Gay Friday: Happy Birthday, Harvey Milk

If he had not been assassinated in 1979, Harvey Milk would have celebrated his 79th birthday today. I would like to imagine that Milk, who was America's first openly gay elected official and served as San Francisco supervisor, would have gone on to even greater things. His voice was terribly missed at the beginning of the AIDS crisis in the 80s. Milk would have made a great senator. 

Milk was on my mind last night during the MondoHomo kick-off at Eyedrum Gallery in Atlanta. There was a big crowd (150 or more), and I read all gay/political work. Last night was the anniversary of the White Night Riots in San Francisco, which happened after Milk's assassin, Dan White, was convicted of manslaughter and given the lightest sentence possible – five years. The California Supreme Court was supposed to make a ruling on Proposition 8 yesterday, but they've put it off until May 26, and I can only imagine that this was done as not to coincide with the anniversary of the riots and Milk's birthday.

New Hampshire has taken a step backwards in the gay marriage issue, with the House rejecting a revised bill demanded by the governor that would have excluded churches from having to perform gay marriage ceremonies. A new vote is expected in June. Personally, I don't see anything wrong with excluding churches. Since organized religion is the main opponent of gay marriage, we should cut churches out of the movement completely. I think that would be a giant step forward in getting gay marriage approved nationwide. In the meantime, Illinois is posed to approved civil unions for the state next week.

Here in Georgia, the DeKalb School System refused to acknowledge bullying was the cause of 11-year-old Jaheem Herrera's suicide. An internal investigation said there was no evidence of bullying, and teachers signed statements saying they had never witnessed or heard anything. A gigantic pack of liars and bigots trying to cover their own asses. It sickens me. 

Comments

The NH bill already says church and other religious houses don't have to perform them. The Gov is just dragging his feet and trying to make religious statements etc etc
Collin Kelley said…
California Supreme Court has announced it will rule on Prop 8 next Tuesday. I've updated the post.
jessica handler said…
He would have been 79? Oh, to see Harvey Milk as an old man. Congrats on the big turnout at Eyedrum.
Collin Kelley said…
Yep, he was born in 1930. I'm sure he would still be a feisty activist.
christine said…
He looks like my grandfather did as a young man in this photo. Sensitive eyes.

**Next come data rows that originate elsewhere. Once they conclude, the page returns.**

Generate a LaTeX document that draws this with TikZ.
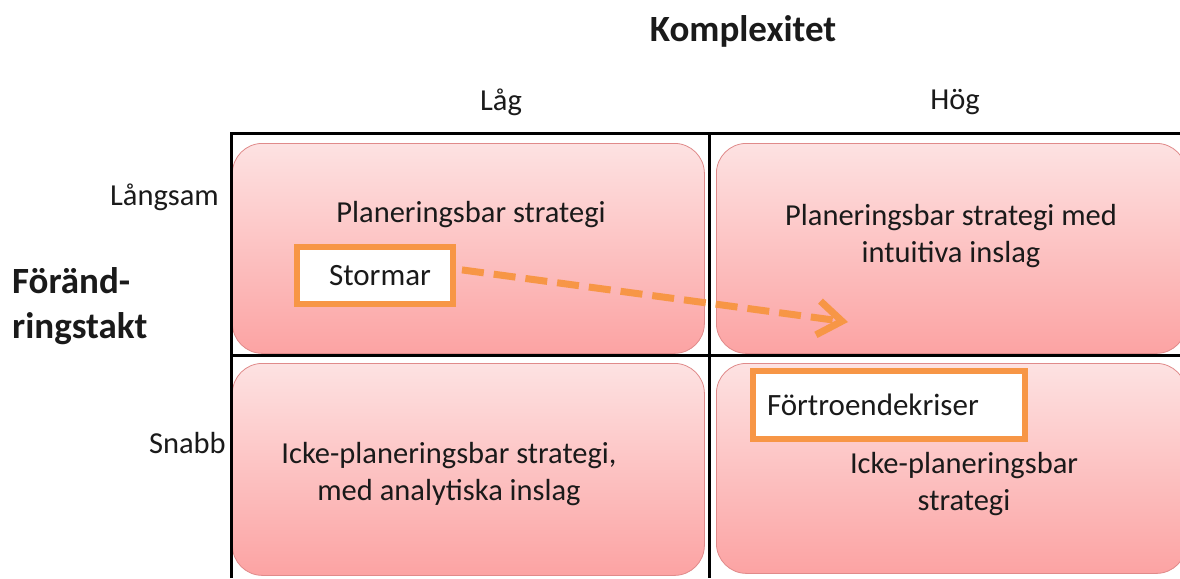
\documentclass[tikz,border=0pt]{standalone}
\usepackage{fontspec}
\setmainfont{Carlito}
\usetikzlibrary{arrows.meta}
\definecolor{boxtop}{HTML}{FDE2E2}
\definecolor{boxbot}{HTML}{FCA3A3}
\definecolor{boxedge}{HTML}{E08A8A}
\definecolor{orng}{HTML}{F79646}
\definecolor{txt}{HTML}{1A1A1A}
\begin{document}
\begin{tikzpicture}[x=1pt,y=-1pt,
  quad/.style={draw=boxedge, line width=0.8pt, rounded corners=30pt, top color=boxtop, bottom color=boxbot, minimum width=#1, minimum height=210pt, inner sep=0pt},
  quadtxt/.style={font=\fontsize{30.5}{37}\selectfont, text=txt, align=center, inner sep=0pt},
  tag/.style={draw=orng, line width=6pt, fill=white, inner sep=0pt, font=\fontsize{31}{34}\selectfont, text=txt},
  axis/.style={font=\fontsize{30.5}{34}\selectfont, text=txt, inner sep=0pt},
  grid/.style={line width=3pt, black}
]
\useasboundingbox (0,0) rectangle (1180,578);
\fill[white] (0,0) rectangle (1180,578);
% quadrants
\node[quad=472pt, anchor=north west] (tl) at (232,143) {};
\node[quad=472pt, minimum height=212pt, anchor=north west] (bl) at (232,363) {};
\node[quad=470pt, anchor=north west] (tr) at (716,143) {};
\node[quad=470pt, anchor=north west] (br) at (716,363) {};
% grid
\coordinate (g1) at (231,133);
\coordinate (g2) at (1180,133);
\coordinate (g3) at (231,578);
\coordinate (g4) at (709,133);
\coordinate (g5) at (709,578);
\coordinate (g6) at (231,355);
\coordinate (g7) at (1180,355);
\draw[grid] (g3) -- (g1) -- (g2);
\draw[grid] (g4) -- (g5);
\draw[grid] (g6) -- (g7);
% headings
\node[font=\fontsize{37}{42}\selectfont\bfseries, text=txt] (kx) at (743,31) {Komplexitet};
\node[axis] (lag) at (501,102) {Låg};
\node[axis] (hog) at (955,102) {Hög};
\node[axis, anchor=east] (lang) at (219,197) {Långsam};
\node[axis, anchor=east] (snabb) at (226,443) {Snabb};
\node[font=\fontsize{37}{45}\selectfont\bfseries, text=txt, align=left, anchor=west, inner sep=0pt] (ft) at (12,306) {Föränd-\\ringstakt};
% quadrant texts
\node[quadtxt] (t1) at (471,215) {Planeringsbar strategi};
\node[quadtxt] (t2) at (951,236) {Planeringsbar strategi med\\intuitiva inslag};
\node[quadtxt] (t3) at (449,474) {Icke-planeringsbar strategi,\\med analytiska inslag};
\node[quadtxt] (t4) at (964,484) {Icke-planeringsbar\\strategi};
% tags
\node[tag, minimum width=156pt, minimum height=57pt] (storm) at (375,275.5) {\hspace*{10pt}Stormar};
\node[tag, minimum width=272pt, minimum height=68pt, text width=252pt, align=left] (fort) at (889,405) {\hspace*{4pt}Förtroendekriser};
% arrow
\coordinate (tip) at (848,322);
\draw[orng, line width=7pt, dash pattern=on 22pt off 10pt, -{Straight Barb[length=24pt, width=34pt, line width=7pt]}, shorten <=3pt] (storm.east) ++(3pt,6pt) -- (tip);
\end{tikzpicture}
\end{document}
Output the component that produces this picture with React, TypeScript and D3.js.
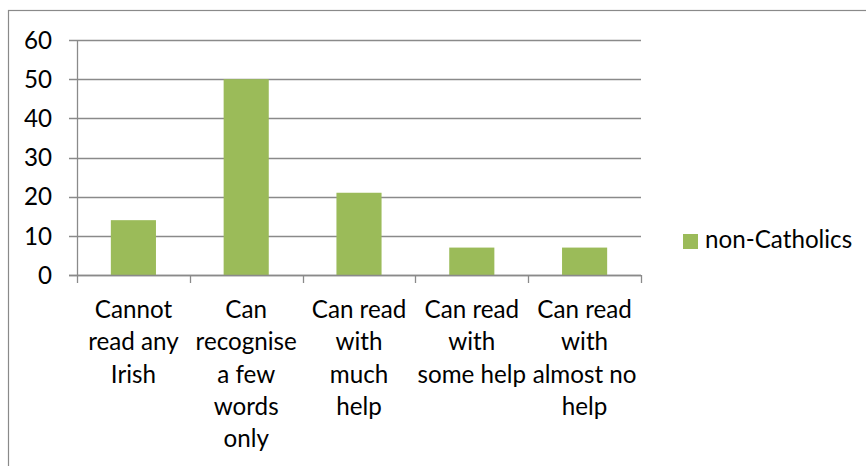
import React from 'react';
import * as d3 from 'd3';

// categories (each label already split on the lines it wraps to)
const categories = [
  'Cannot read any Irish',
  'Can recognise a few words only',
  'Can read with much help',
  'Can read with some help',
  'Can read with almost no help',
];
const categoryLines = [
  ['Cannot', 'read any', 'Irish'],
  ['Can', 'recognise', 'a few', 'words', 'only'],
  ['Can read', 'with', 'much', 'help'],
  ['Can read', 'with', 'some help'],
  ['Can read', 'with', 'almost no', 'help'],
];
const nonCatholics = [14, 50, 21, 7, 7];
const yTicks = [0, 10, 20, 30, 40, 50, 60];
const seriesName = 'non-Catholics';

const W = 866, H = 466;
const FONT = 'Lato, "Open Sans", sans-serif';
const FS = 24.2;
const BAR = '#9bbb59';
const GRID = '#8a8a8a';

export default function App() {
  const x = d3.scaleBand<string>()
    .domain(categories)
    .range([77, 641])
    .paddingInner(0.6)
    .paddingOuter(0.3);
  const y = d3.scaleLinear().domain([0, 60]).range([275, 40]);
  const step = x.step();
  const x0 = 77;

  return (
    <svg width={W} height={H} style={{position: 'absolute', left: 0, top: 0}}
         fontFamily={FONT}>
      <rect x={0} y={0} width={W} height={H} fill="#fff"/>
      {/* chart frame, runs off the right and bottom */}
      <rect x={8.5} y={10.5} width={1000} height={600} fill="none" stroke="#8a8a8a" strokeWidth={1.2}/>

      {/* gridlines + y ticks */}
      {yTicks.map(t => (
        <g key={t}>
          <line x1={69} x2={641} y1={Math.round(y(t)) + 0.5} y2={Math.round(y(t)) + 0.5}
                stroke={GRID} strokeWidth={1.3}/>
          <text x={52} y={y(t)} dy="0.36em" textAnchor="end" fontSize={FS} fill="#000">{t}</text>
        </g>
      ))}
      {/* y axis */}
      <line x1={77.5} x2={77.5} y1={40} y2={283} stroke={GRID} strokeWidth={1.3}/>
      {/* category boundary ticks */}
      {categories.map((c, i) => (
        <line key={c} x1={Math.round(x0 + (i + 1) * step) + 0.5} x2={Math.round(x0 + (i + 1) * step) + 0.5}
              y1={275} y2={283} stroke={GRID} strokeWidth={1.3}/>
      ))}

      {/* bars */}
      {nonCatholics.map((v, i) => (
        <rect key={i} x={x(categories[i])} y={y(v)} width={x.bandwidth()} height={y(0) - y(v)} fill={BAR}/>
      ))}
      <line x1={69} x2={641} y1={275.5} y2={275.5} stroke={GRID} strokeWidth={1.3}/>

      {/* category labels */}
      {categoryLines.map((lines, i) => (
        <text key={i} textAnchor="middle" fontSize={FS} fill="#000">
          {lines.map((ln, j) => (
            <tspan key={j} x={x(categories[i])! + x.bandwidth() / 2} y={318 + j * 32.3}>{ln}</tspan>
          ))}
        </text>
      ))}

      {/* legend */}
      <rect x={683} y={234} width={15} height={15} fill={BAR}/>
      <text x={705} y={248} fontSize={FS} fill="#000">{seriesName}</text>
    </svg>
  );
}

I wish I could have heard your reading. The passion from the night comes through in your words here.
Lisa Allender said…
Hi Coll. Glad "eyedrum" was packed for your wonderful words!
And I agree completely on the "exclude churches". Vows can already be exchanged in various churches. And,I thought the WHOLE POINT is to achieve absolute, legal equality--which means recognition as EQUAL PARTNERS--not merely in a "Civil Union", but in a LEGALLY RECOGNIZED MARRIAGE, if an LGBTQ couple wants that!
Anonymous said…
Its wrong to wish it but if the Cali Supreme Court upholds Prop 8 I think a little Stonewall rioting is in order.

GAV
It's like when I was a little girl - way back before the resurgence of feminism in the sixties and seventies. I was distressed and offended when told girls "couldn't" play football (and a whole host of other such proscriptions). It wasn't that I wanted to play football (dreffully unsporty, actually) nor sit in a bar with a lot of sloshed blokes, and so on and so on - but I objected to the fact that it wasn't permitted simply on the grounds of gender.

Can't see the point of marriage myself. Yes I know I've done it three times, but it was always the men who were keen on the idea, I promise. And since I didn't mind either way, and was planning permanence....

Also, no-one was stopping me.

Beats me why anyone, gay or straight, is so hung up on a piece of paper - but if they're so keen to get married, that's their business and it damn well ought to be their free choice.